Trotz teilweise recht ernsten Texten hat Neonschwarz eine viel positivere Attitüde als euere anderen Projekte, braucht ihr das als Ausgleich?
Ich glaub das passiert halt einfach
Marie: Wir haben aber auch ernstere Sachen auch wenn die Grundstimmung deutlich positiver ist. Wahrscheinlich passiert das einfach wenn wir aufeinandertreffen.
Mauser: Ist aber nicht so, dass wir jetzt mit einer geheimen Strategie da rangehen aber es ist natürlich schon so, dass wir Lust haben positiveren Sound zu machen, der dann natürlich mehr Leute anspricht als wenn wir uns in diesem aggresiveren, düsteren Feld bewegen würden, da haben wir auch das Gefühl nicht so schnell mit Leuten in Kontakt zu kommen. Also auf Festivals zum Beispiel ne andere Athmosphäre zu kreieren so ist es auch ganz nett und im zweiten Schritt dann auch über ernstere Themen zu sprechen, das selbe auch mit Singleauskopplungen, erst mal was positiveres und dann eben auch was ernsteres, quasi um zu sagen “Hey, es gibt auch noch andere Themen über die wir sprechen.
Marie: Wir machen uns aber auch Gedanken wie das Live kommt, was uns bei dem Album auch gut gelungen ist.
Spion Y: Uns war aber auch eine Vielfalt auf dem Album wichtig, also eben nicht nur fröhliche Songs sondern auch was anderes dazwischen.
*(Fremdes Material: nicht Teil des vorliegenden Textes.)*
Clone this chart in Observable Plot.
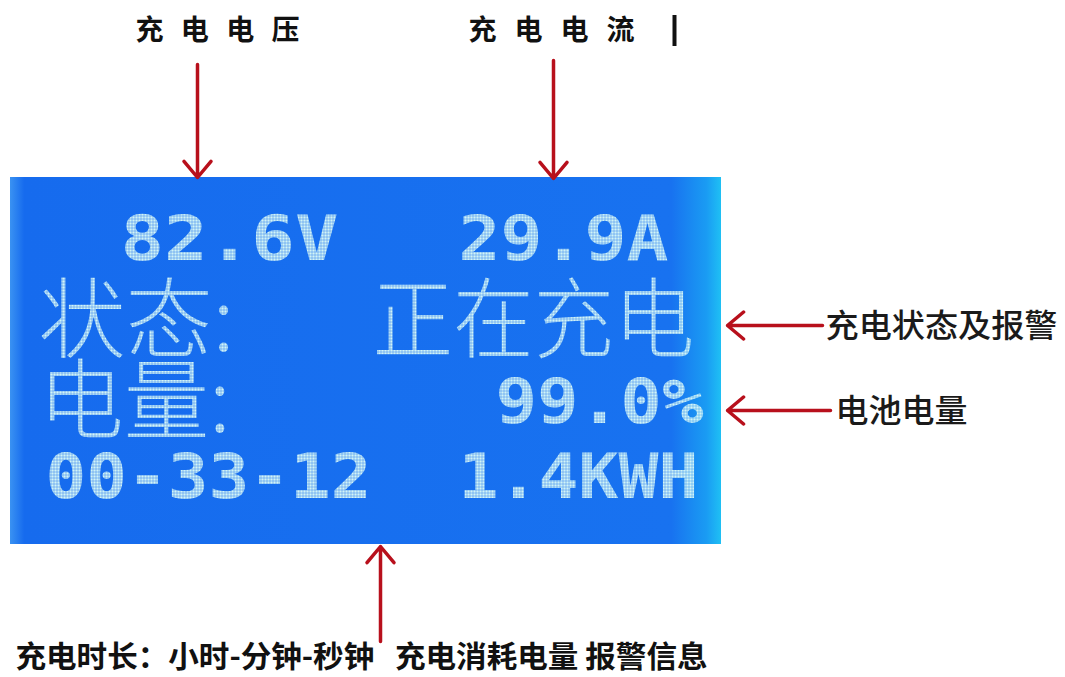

Melancholie und Hedonismus, wie passt das zusammen?

Mauser: Perfekt! Also dieses ausbrechen, wenn man sagt die Melancholie ist da, die gesellschaftlichen Verhältnisse sind scheiße, mir geht’s scheiße ist Hedonismus natürlich eine Möglichkeit kompensatorisch damit umzugehen, zu sagen für den Abend geht man mal raus, hat Spaß und vergisst das ganze.
Gips: Es wäre ja auch niemandem geholfen wenn wir die ganze Zeit nur rumhocken würden.
Mauser: Das ist ja eigentlich auch Audiolith generell ein bisschen.
Marie: Außerdem muss man ja ab und zu Feiern um ein bisschen Energie zu sammeln um etwas zu verändern.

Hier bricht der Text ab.